Bradley Manning, the former United States army intelligence officer jailed on suspicion of leaking U.S. government data to Wikileaks, will be moved from a military brig at Quantico, Virginia to a prison at Fort Leavenworth, Kansas, the Pentagon announced on Tuesday.
The transfer will follow closely on intensifying criticism of the Pentagon for meting out harsh treatment to Mr. Manning, including allegations that he was kept in solitary confinement for 23 hours a day, allowed no contact whatsoever with other inmates, and that he was stripped naked every night and forced to sleep in only a smock. Authorities have been quoted as saying that Mr. Manning faced restrictions to prevent self-injury.

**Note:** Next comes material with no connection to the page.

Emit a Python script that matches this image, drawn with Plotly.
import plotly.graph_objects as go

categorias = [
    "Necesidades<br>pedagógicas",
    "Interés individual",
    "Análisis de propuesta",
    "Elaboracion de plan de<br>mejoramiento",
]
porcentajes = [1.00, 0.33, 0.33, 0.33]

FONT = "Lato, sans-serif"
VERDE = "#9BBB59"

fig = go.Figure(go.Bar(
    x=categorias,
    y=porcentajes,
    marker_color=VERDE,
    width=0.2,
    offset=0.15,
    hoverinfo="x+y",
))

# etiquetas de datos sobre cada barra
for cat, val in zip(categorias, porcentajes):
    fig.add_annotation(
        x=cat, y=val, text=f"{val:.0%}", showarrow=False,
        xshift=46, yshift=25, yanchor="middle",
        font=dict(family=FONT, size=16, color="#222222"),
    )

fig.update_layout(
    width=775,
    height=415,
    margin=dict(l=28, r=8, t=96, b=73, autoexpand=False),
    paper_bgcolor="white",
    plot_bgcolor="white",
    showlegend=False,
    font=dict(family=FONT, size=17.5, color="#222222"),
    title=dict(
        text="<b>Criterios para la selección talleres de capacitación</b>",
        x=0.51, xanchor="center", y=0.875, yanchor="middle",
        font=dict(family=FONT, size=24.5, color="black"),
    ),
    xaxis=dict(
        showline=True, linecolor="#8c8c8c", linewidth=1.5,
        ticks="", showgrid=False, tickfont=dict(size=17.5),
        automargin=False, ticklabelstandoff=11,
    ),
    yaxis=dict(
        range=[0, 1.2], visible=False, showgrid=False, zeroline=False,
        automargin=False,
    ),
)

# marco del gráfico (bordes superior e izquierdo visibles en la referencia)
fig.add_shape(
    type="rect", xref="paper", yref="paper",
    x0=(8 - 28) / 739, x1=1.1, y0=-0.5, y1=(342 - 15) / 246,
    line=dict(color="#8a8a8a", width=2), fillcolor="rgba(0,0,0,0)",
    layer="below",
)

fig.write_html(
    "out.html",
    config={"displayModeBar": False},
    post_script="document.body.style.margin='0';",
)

His confinement has not been without controversy either, as a senior State Department official, Assistant Secretary P.J. Crowley, resigned last month after describing Mr. Manning’s treatment by the Pentagon as “stupid.” Further a group of 250 top lawyers including a former professor of President Barack Obama wrote a letter describing Mr. manning’s conditions of imprisonment as “illegal and immoral.”

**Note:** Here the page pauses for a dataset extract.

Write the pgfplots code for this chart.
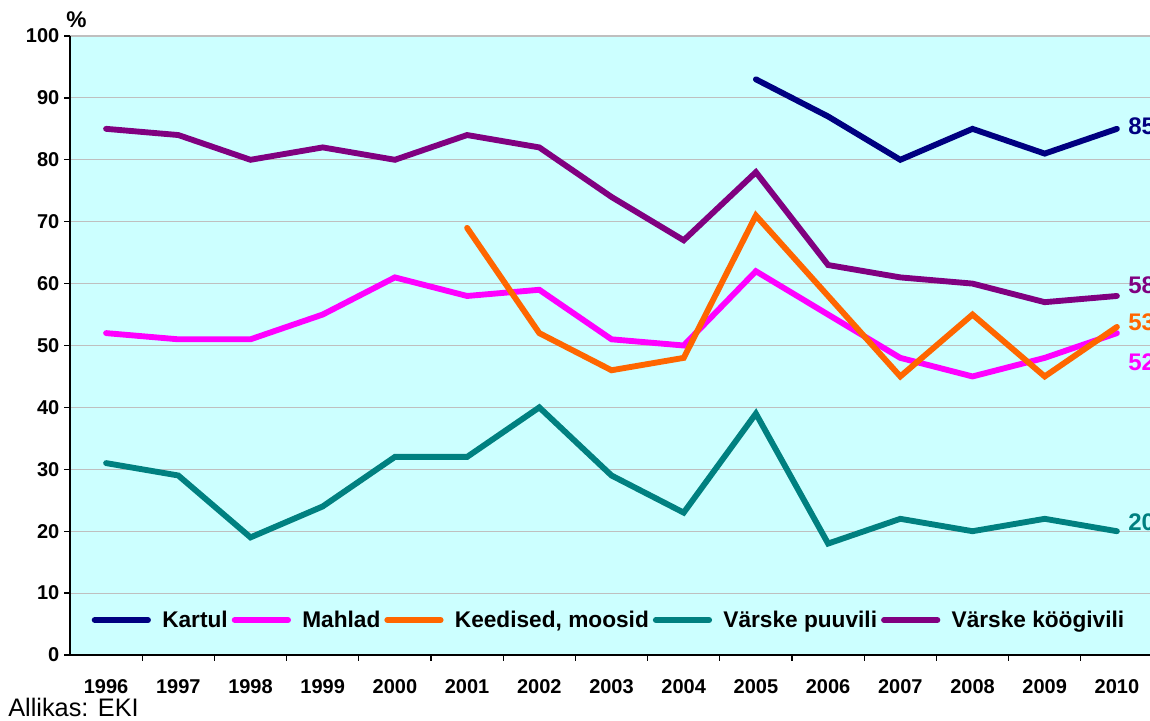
\documentclass[border=0pt]{standalone}
\usepackage{fontspec}
\setmainfont{Liberation Sans}
\usepackage{pgfplots}
\pgfplotsset{compat=1.18}
\definecolor{bgc}{HTML}{CCFFFF}
\definecolor{cKartul}{HTML}{000080}
\definecolor{cMahlad}{HTML}{FF00FF}
\definecolor{cKeed}{HTML}{FF6600}
\definecolor{cPuu}{HTML}{008080}
\definecolor{cKoog}{HTML}{800080}
\begin{document}
\begin{tikzpicture}
\begin{axis}[
  at={(0,0)}, anchor=south west,
  scale only axis, width=812.25pt, height=464.25pt,
  xmin=-0.5, xmax=14.5, ymin=0, ymax=100,
  axis x line*=bottom, axis y line*=left,
  x axis line style={-}, y axis line style={-},
  axis line style={black, line width=1.3pt},
  ytick={0,10,...,100},
  xtick={0,...,14},
  xticklabels={1996,1997,1998,1999,2000,2001,2002,2003,2004,2005,2006,2007,2008,2009,2010},
  minor xtick={0.5,1.5,...,13.5},
  major x tick style={draw=none},
  minor x tick style={black, line width=1pt},
  y tick style={black, line width=1pt},
  tick align=outside,
  major tick length=4.5pt, minor tick length=4.5pt,
  ymajorgrids, grid style={color=black!25, line width=0.8pt},
  axis background/.style={fill=bgc},
  /pgf/number format/assume math mode=true,
  ticklabel style={font=\bfseries\fontsize{15}{18}\selectfont},
  xticklabel style={yshift=-10.5pt},
  clip=false,
  legend style={at={(0.498,0.0565)}, anchor=center, draw=none, fill=none,
    font=\bfseries\fontsize{17}{20}\selectfont,
    /tikz/every even column/.append style={column sep=1pt},
    /tikz/every odd column/.append style={column sep=6.5pt}},
  legend columns=5,
  legend image code/.code={\draw[#1, line width=4.4pt, line cap=round] (0pt,0pt) -- (40pt,0pt);},
]
\addplot[cKartul, line width=4.4pt, line cap=round] coordinates {(9,93)(10,87)(11,80)(12,85)(13,81)(14,85)};
\addlegendentry{Kartul}
\addplot[cMahlad, line width=4.4pt, line cap=round] coordinates {(0,52)(1,51)(2,51)(3,55)(4,61)(5,58)(6,59)(7,51)(8,50)(9,62)(10,55)(11,48)(12,45)(13,48)(14,52)};
\addlegendentry{Mahlad}
\addplot[cKeed, line width=4.4pt, line cap=round] coordinates {(5,69)(6,52)(7,46)(8,48)(9,71)(10,58)(11,45)(12,55)(13,45)(14,53)};
\addlegendentry{Keedised, moosid}
\addplot[cPuu, line width=4.4pt, line cap=round] coordinates {(0,31)(1,29)(2,19)(3,24)(4,32)(5,32)(6,40)(7,29)(8,23)(9,39)(10,18)(11,22)(12,20)(13,22)(14,20)};
\addlegendentry{Värske puuvili}
\addplot[cKoog, line width=4.4pt, line cap=round] coordinates {(0,85)(1,84)(2,80)(3,82)(4,80)(5,84)(6,82)(7,74)(8,67)(9,78)(10,63)(11,61)(12,60)(13,57)(14,58)};
\addlegendentry{Värske köögivili}
\node[anchor=west, text=cKartul, font=\bfseries\fontsize{18}{21}\selectfont, xshift=5pt] at (axis cs:14,85.5) {85};
\node[anchor=west, text=cKoog, font=\bfseries\fontsize{18}{21}\selectfont, xshift=5pt] at (axis cs:14,59.8) {58};
\node[anchor=west, text=cKeed, font=\bfseries\fontsize{18}{21}\selectfont, xshift=5pt] at (axis cs:14,53.8) {53};
\node[anchor=west, text=cMahlad, font=\bfseries\fontsize{18}{21}\selectfont, xshift=5pt] at (axis cs:14,47.3) {52};
\node[anchor=west, text=cPuu, font=\bfseries\fontsize{18}{21}\selectfont, xshift=5pt] at (axis cs:14,21.5) {20};
\node[anchor=base west, inner sep=0pt, font=\bfseries\fontsize{17}{20}\selectfont, xshift=-3pt, yshift=6pt] at (rel axis cs:0,1) {\%};
\end{axis}
\node[anchor=base west, inner sep=0pt, font=\fontsize{19}{22}\selectfont] at ([xshift=-46.5pt, yshift=-46pt]current axis.south west) {Allikas: EKI};
\pgfresetboundingbox
\path[use as bounding box] ([xshift=-52.5pt,yshift=-49.5pt]current axis.south west) rectangle ([xshift=810pt,yshift=491.25pt]current axis.south west);
\end{tikzpicture}
\end{document}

Further, a top United Nations official, Special Rapporteur on torture Juan Mendez, said earlier this month that he was “deeply disappointed and frustrated by the prevarication of the U.S. government,” after he was denied permission for unmonitored visits to Mr. Manning.
The latest step by the Pentagon, to move Mr. Manning to Fort Leavenworth, was announced by Jeh Johnson, Pentagon General Counsel, who said, “Given the length of time he has been in pre-trial confinement at Quantico ... and given what the likely period of pre-trial confinement in the future [is]... we reached the judgment this would be the right facility for him.” Mr. Johnson also speculated, “We are probably months off from a trial.”
However Mr. Manning’s attorney, David Coombs, said that he was not officially notified of Mr. Manning’s pending move until twenty minutes before the Pentagon’s press briefing – “This is despite the fact that the Pentagon has “been thinking about this for a while,”” Mr. Coombs said.
Mr. Coombs however added that although the move came as a surprise its timing did not, because Mr. Manning’s defence team had recently received “reliable reports of a private meeting held on 13 January 2011, involving high-level Quantico officials where it was ordered that PFC Manning would remain in maximum custody and under prevention of injury watch indefinitely.”
At that meeting, when an attending psychiatrist “challenged” senior Quantico officials saying that there was no mental health justification for the decision, one of the prison officials said “he would not risk anything happening on his watch,” adding, “We will do whatever we want to do.”